La question russe est évidemment au centre des interrogations : le réalisme est-il déjà une forme d’abandon des pays de la périphérie, avec à la clé une fragilisation de la position française à l’intérieur de l’UE ? Le débat sur les sanctions va-t-il reprendre de la vigueur avec le temps, faute d’une politique alternative à l’égard de la Russie ? Car si l’action française est faible dans les États d’Europe orientale, ce n’est pas faute d’une relation privilégiée avec la Russie, même si le forum de Trianon, annoncé en mai 2017 par Emmanuel Macron, et dont l’objet consiste à favoriser les échanges et les coopérations entre les sociétés russe et française, tarde à décoller. L’Allemagne a pourtant montré qu’il n’y a pas d’incompatibilité à vouloir approfondir des relations avec l’Europe orientale et simultanément avec la Russie.

Nourrir le (difficile) dialogue avec le Groupe de Višegrad

Ne nous leurrons pas non plus. La sécurité et la défense ne suffiront pas à faire de la France un État leader à l’est de l’Europe. Elle y est considérée comme un État en régression sur le plan économique, difficile à réformer et dont les positions vont à l’encontre de celles des États d’Europe centrale sur un certain nombre de points allant des réfugiés aux travailleurs détachés.

C’est ainsi que le président tchèque Milos Zeman (dont le poids institutionnel est plus proche du Président allemand que du français) a récemment affirmé que la Russie est dix fois plus importante que la France. Pour preuve : il a emmené avec lui 140 chefs d’entreprise à Moscou en novembre dernier alors qu’il n’étaient que 14 lors de sa dernière visite à Paris. Cette déclaration indique non seulement la méfiance qu’inspire toujours la France sur le plan économique, mais elle permet aussi de mesurer à quel point le groupe de Višegrad (Pologne, Hongrie, République tchèque et Slovaquie) ne forme pas un bloc homogène, y compris sur des questions comme celle de la Russie. A cette même occasion le président Zeman a également appelé à lever les sanctions contre la Russie, en cohérence avec son positionnement anti-bruxellois et pro-russe.

Emmanuel Macron est en opposition de phase avec le PiS au gouvernement en Pologne. Il y a quelques années Donald Tusk incarnait une Pologne dynamique sur le plan économique qui jouait le jeu des institutions européennes et de l’Allemagne, alors que le PiS est aujourd’hui porteur d’une vision plus souverainiste de l’Europe, critique du libéralisme bruxellois sous ses différentes formes et de l’Allemagne en particulier.
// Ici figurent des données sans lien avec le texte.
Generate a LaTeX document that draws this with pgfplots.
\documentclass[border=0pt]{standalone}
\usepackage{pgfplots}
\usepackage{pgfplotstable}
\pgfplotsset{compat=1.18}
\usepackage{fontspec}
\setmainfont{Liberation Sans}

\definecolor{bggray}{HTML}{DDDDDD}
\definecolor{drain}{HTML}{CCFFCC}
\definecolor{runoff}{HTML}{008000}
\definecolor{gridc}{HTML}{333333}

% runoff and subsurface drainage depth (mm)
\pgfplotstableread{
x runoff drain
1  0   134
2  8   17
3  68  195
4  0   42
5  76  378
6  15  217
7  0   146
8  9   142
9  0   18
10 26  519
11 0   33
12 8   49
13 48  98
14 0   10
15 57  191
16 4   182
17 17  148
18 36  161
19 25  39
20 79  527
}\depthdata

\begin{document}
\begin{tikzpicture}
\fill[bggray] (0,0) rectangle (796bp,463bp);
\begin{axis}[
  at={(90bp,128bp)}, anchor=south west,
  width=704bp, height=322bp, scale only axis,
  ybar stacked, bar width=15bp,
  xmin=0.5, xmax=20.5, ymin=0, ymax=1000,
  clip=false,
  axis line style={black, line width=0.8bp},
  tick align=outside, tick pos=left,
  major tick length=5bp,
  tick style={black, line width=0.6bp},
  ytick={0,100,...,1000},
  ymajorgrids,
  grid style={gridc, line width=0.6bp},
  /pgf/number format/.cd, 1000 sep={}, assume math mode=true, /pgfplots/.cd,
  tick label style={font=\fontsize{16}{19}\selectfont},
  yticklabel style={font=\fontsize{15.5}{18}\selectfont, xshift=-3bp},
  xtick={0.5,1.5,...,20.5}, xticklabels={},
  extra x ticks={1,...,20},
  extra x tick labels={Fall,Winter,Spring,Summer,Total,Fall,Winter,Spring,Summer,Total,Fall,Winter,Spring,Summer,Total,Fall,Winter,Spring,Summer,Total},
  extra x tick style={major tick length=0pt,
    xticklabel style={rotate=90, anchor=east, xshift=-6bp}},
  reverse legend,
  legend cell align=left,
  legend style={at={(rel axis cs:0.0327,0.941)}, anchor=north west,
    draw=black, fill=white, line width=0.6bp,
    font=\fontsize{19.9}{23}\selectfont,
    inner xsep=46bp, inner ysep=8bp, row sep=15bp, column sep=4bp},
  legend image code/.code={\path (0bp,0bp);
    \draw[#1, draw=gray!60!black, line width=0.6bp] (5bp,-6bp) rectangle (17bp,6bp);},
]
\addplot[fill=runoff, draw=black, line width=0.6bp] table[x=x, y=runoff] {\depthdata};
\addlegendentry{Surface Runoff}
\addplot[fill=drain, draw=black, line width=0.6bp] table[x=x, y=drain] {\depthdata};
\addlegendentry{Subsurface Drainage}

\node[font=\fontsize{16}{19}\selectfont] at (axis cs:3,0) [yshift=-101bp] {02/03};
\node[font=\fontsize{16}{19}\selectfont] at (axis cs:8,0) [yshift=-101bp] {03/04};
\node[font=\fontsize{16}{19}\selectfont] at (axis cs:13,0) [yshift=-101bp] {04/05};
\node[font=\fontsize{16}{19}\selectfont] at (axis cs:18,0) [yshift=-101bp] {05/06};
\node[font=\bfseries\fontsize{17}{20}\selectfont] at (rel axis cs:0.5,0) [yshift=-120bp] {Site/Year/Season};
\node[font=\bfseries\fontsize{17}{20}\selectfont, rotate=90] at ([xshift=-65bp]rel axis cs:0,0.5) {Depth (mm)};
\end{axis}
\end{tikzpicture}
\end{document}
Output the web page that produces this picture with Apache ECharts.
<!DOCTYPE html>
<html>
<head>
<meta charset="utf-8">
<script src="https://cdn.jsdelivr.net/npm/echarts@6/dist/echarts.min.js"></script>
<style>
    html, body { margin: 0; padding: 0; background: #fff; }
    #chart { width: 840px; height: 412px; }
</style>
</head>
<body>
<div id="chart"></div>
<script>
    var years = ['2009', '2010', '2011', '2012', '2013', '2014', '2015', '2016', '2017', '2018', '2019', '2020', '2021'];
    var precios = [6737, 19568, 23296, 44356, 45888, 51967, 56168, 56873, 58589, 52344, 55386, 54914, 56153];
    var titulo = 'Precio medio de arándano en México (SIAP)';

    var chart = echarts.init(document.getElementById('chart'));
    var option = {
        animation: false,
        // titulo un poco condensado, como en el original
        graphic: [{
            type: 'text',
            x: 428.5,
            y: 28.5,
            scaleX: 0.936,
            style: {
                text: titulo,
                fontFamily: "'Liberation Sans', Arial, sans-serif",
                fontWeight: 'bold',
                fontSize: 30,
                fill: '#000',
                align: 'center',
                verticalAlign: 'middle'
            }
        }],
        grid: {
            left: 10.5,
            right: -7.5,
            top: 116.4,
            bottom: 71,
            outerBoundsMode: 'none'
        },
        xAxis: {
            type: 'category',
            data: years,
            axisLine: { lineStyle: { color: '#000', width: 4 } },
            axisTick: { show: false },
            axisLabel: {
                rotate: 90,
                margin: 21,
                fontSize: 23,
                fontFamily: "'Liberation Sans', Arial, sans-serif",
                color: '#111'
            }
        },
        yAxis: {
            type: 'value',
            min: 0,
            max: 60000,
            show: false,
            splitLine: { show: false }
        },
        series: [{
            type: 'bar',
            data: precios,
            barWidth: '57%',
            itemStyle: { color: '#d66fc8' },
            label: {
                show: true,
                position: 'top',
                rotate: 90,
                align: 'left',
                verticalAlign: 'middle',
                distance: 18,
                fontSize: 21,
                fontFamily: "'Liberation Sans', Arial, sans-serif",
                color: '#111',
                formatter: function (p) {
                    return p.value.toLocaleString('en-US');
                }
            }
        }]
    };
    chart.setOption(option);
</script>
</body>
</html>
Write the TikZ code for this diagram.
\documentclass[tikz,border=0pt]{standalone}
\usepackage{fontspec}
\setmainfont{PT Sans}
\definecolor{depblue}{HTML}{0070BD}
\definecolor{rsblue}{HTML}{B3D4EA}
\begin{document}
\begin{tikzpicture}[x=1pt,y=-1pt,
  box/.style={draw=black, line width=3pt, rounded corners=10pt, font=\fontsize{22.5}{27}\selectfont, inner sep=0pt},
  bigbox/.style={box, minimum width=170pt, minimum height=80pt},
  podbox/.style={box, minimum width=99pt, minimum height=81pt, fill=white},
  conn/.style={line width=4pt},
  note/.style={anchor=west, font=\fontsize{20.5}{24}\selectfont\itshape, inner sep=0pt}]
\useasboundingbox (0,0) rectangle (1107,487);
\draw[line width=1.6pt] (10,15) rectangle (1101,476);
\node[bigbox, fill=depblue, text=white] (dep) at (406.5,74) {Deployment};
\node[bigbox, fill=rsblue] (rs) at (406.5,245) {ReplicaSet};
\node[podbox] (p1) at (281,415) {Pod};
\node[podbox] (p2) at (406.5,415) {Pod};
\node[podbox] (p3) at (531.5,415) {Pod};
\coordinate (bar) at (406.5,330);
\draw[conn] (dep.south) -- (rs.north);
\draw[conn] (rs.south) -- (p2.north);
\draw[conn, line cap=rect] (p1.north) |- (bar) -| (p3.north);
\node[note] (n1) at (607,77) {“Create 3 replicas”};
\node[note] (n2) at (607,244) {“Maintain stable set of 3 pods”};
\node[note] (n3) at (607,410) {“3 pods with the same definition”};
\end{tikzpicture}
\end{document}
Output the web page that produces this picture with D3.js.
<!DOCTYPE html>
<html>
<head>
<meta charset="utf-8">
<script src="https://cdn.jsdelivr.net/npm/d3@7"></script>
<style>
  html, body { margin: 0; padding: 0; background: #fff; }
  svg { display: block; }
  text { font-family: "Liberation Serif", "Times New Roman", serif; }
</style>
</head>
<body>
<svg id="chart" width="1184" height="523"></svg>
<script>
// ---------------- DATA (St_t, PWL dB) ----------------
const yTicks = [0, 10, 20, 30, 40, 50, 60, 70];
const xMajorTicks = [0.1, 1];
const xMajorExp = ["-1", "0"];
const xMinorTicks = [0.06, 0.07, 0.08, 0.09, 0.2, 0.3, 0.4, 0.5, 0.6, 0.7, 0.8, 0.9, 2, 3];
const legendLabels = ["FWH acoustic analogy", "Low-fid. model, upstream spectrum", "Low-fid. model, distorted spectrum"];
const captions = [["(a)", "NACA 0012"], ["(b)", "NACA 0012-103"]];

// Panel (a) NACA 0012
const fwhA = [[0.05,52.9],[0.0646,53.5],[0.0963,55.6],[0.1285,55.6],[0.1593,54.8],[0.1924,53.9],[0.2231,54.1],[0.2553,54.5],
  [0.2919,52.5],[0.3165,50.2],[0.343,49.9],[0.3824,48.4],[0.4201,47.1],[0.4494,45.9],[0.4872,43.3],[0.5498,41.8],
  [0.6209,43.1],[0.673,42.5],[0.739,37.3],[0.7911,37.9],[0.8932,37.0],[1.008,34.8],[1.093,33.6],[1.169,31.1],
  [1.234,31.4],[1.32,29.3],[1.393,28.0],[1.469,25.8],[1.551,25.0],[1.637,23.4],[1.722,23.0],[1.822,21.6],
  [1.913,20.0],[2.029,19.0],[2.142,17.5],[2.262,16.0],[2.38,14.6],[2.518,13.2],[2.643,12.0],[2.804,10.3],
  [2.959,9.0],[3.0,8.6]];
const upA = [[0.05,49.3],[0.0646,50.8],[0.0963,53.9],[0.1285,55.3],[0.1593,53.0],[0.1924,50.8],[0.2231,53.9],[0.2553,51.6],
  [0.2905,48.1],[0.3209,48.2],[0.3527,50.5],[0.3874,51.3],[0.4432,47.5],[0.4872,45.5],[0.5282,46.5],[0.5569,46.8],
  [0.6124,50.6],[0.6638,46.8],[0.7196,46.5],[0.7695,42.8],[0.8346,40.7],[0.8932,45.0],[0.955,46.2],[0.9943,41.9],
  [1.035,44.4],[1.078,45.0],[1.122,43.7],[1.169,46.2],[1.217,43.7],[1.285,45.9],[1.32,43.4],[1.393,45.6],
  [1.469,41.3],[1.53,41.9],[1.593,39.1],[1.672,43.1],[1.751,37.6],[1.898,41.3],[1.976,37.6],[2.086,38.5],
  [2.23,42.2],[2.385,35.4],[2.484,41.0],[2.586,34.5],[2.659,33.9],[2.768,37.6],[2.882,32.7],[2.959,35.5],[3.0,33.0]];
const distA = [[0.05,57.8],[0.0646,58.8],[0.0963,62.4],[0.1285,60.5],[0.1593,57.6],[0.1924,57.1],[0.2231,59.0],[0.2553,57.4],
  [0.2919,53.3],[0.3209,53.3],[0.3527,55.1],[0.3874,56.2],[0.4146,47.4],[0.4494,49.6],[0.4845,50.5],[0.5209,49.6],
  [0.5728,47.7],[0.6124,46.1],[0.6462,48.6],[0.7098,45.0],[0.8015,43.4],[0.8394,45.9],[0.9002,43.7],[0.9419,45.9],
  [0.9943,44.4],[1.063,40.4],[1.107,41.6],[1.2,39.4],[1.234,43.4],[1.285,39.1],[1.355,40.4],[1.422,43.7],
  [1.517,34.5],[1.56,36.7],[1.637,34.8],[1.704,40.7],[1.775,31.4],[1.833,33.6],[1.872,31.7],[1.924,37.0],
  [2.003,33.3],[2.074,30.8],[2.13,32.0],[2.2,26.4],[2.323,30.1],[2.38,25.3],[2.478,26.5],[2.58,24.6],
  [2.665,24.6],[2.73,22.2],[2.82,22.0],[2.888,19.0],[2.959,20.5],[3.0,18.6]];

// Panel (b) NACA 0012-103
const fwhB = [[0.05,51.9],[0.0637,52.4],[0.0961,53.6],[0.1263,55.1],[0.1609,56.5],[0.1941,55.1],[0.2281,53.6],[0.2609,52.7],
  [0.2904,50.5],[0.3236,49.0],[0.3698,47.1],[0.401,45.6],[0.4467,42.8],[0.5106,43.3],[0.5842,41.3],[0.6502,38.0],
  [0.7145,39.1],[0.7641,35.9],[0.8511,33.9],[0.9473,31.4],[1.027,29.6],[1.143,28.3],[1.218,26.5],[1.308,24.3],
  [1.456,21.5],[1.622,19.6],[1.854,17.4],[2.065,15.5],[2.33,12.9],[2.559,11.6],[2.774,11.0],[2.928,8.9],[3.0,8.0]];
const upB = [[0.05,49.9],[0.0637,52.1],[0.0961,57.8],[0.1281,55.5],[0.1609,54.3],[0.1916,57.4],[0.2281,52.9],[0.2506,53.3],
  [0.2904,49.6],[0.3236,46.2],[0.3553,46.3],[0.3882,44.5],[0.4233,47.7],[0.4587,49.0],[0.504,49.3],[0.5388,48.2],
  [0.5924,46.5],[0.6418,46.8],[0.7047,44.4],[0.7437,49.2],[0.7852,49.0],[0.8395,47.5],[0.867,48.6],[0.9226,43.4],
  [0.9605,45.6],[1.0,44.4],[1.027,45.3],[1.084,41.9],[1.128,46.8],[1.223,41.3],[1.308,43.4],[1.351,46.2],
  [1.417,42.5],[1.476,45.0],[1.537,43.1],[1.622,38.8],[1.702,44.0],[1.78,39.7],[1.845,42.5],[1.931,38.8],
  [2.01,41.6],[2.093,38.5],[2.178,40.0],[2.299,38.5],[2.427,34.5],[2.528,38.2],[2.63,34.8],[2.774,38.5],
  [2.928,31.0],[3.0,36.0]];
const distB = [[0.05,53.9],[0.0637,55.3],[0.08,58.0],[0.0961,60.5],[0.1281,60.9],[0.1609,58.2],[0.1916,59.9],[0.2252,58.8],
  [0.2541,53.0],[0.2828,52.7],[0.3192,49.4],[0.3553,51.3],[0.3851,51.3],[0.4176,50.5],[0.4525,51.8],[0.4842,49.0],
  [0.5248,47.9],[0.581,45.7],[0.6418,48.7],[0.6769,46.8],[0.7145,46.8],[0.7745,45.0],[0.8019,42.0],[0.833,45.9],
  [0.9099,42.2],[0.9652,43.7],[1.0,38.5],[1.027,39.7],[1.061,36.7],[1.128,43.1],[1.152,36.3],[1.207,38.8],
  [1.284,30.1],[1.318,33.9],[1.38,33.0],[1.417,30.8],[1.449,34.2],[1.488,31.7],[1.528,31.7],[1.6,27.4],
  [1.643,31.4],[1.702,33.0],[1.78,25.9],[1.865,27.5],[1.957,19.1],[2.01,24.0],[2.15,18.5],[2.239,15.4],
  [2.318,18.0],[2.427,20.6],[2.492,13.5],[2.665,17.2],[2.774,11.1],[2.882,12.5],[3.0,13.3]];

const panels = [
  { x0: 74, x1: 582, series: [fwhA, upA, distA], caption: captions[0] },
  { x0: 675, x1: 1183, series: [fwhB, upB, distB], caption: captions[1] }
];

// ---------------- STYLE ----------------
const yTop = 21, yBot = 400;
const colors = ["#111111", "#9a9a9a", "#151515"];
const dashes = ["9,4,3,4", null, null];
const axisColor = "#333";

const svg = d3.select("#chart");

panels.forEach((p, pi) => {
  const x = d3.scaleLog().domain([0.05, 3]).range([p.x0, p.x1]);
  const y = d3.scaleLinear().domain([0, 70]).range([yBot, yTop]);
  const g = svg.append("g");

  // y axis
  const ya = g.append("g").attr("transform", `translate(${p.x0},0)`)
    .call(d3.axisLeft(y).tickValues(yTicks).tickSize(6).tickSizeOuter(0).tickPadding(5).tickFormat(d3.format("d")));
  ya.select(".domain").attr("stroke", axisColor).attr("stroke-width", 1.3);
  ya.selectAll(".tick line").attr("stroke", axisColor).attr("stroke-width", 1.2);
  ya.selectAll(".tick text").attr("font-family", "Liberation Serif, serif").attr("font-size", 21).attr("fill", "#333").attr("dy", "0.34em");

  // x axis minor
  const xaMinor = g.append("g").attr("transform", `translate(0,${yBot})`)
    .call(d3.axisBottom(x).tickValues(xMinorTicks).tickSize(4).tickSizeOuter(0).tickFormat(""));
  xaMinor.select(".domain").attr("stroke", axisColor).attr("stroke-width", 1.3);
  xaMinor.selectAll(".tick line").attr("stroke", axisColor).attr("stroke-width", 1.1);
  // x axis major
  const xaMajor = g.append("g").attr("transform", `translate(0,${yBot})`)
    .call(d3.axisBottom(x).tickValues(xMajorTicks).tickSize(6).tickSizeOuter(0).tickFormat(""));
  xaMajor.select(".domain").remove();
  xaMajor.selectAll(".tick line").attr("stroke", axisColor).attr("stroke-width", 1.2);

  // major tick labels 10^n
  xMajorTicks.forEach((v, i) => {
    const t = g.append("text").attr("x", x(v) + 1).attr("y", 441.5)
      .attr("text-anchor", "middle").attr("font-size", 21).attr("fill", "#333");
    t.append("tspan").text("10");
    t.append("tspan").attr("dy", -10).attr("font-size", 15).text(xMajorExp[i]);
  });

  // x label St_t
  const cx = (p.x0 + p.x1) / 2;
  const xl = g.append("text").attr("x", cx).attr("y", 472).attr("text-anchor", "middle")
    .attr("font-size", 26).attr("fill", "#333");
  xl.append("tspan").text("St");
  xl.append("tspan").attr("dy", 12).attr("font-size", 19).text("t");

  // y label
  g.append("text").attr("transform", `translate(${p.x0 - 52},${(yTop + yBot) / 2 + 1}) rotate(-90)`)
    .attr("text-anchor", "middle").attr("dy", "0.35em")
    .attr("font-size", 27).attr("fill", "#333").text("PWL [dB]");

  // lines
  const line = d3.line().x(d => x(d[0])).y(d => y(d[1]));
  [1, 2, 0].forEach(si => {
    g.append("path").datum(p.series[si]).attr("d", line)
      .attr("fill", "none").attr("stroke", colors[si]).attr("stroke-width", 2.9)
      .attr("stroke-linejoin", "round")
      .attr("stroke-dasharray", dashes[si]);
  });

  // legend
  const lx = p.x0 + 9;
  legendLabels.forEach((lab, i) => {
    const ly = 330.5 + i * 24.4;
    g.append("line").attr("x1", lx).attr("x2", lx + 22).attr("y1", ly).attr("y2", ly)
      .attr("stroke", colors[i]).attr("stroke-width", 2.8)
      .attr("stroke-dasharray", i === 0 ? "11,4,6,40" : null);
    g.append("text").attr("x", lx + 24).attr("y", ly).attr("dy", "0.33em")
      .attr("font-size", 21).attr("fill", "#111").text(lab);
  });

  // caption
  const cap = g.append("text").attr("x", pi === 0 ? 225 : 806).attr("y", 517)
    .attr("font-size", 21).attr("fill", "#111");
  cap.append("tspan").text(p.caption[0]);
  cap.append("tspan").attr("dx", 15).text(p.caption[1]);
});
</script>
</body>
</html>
Emmanuel Macron veut quant à lui incarner le retour d’une Europe dynamique, quitte à envisager une Europe à plusieurs vitesses autour d’États à même d’impulser une dynamique. Pour prendre la tête de ce mouvement, il devra montrer que la France est crédible en matière économique.

Le grand dessein européen du président Macron ne pourra se réaliser sans déployer une véritable politique à l’est de l’Europe, dans les États membres et dans les États du voisinage. Sur le plan sécuritaire comme économique, beaucoup reste à faire.

 

[1] Dans le cadre de l’adhésion de l’Ukraine au Traité sur la non-prolifération des armes nucléaires (TNP),  la Russie, les États-Unis et la Grande-Bretagne ont signé, le 5 décembre 1994, plusieurs protocoles, appelés « mémorandum de Budapest », qui garantissent l’intégrité du pays. Ils s’engagent notamment à « respecter l’indépendance, la souveraineté et les frontières existantes de l’Ukraine ».